Eliza McKee presenting her research. Photo copyright Refashioning the Renaissance Project.

I also saw some interesting connections between my paper and that of Leren Li, titled: ‘Japanese Boro and the Designing of Frugality in Contemporary Fashion’. Leren explained the Japanese terms boroand boroboro, which refer to tattered garments and soft furnishings. In the past, when many Japanese people lived in rural areas with very little money, women mended and created new garments clothing through the recycling of pieces and patches from other textiles.

Robe worn by a Japanese peasant or fisherman and pieced together with indigo-dyed cotton, c. 1850-1900. Cotton, 115x120cm. Victoria & Albert Museum, London.
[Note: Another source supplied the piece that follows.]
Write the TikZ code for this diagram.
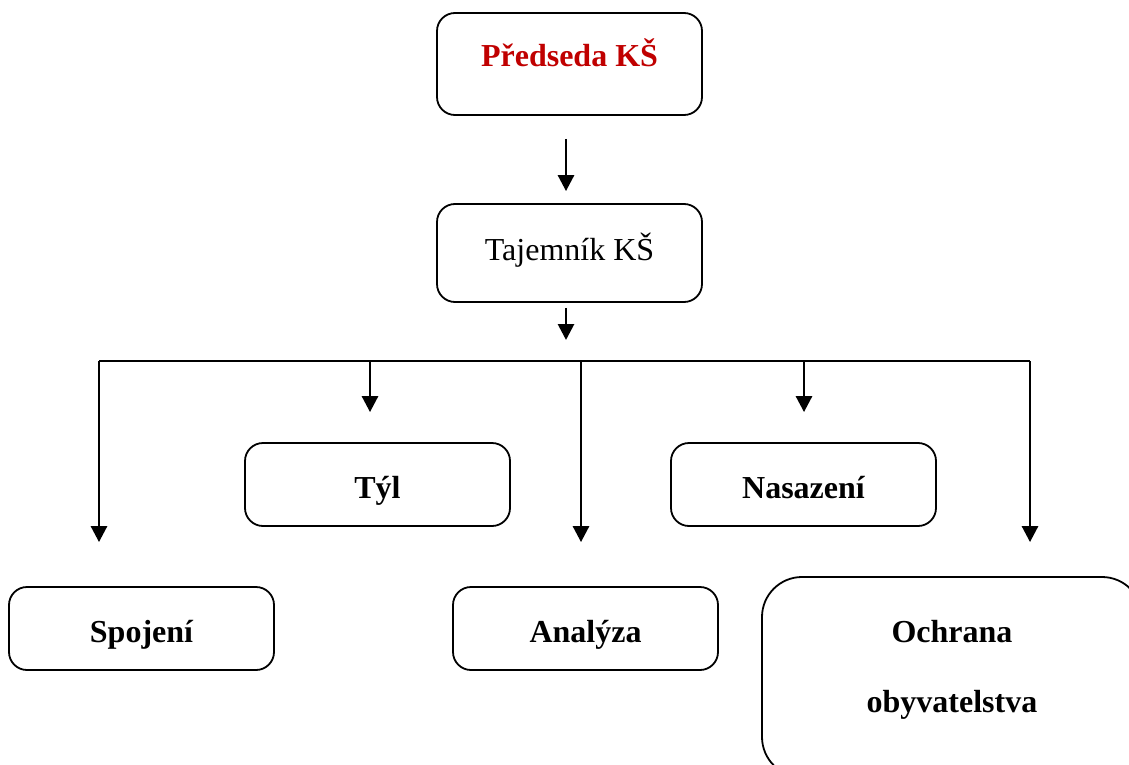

Today, at least in urban centres in Japan but also Europe and North America, garments are still patched up in this way, but for reasons of fashion rather than poverty. For instance, the jacket pictured below, which features hand-stitched ‘boro’ patchwork, can be purchased for just under 1400 Euros on Etsy! Leren also spoke about workshops that teach people to mend their clothing in the borostyle, and in some instances, participants bring new t-shirts with purposely cut holes, which they patch with vintage fabric.

Although the papers presented at the conference were many and diverse, they were unified by the importance all placed on how meaningful dress is and was in the past. Each paper, in its way, highlighted the multiple ways that different people and groups develop or derive meaning from clothing – whether their own, that for their families, friends or customers and through production, consumption or even just spectatorship. Most importantly, as each paper demonstrated, clothing takes its multiple, complex meanings from the social realms in which it lives.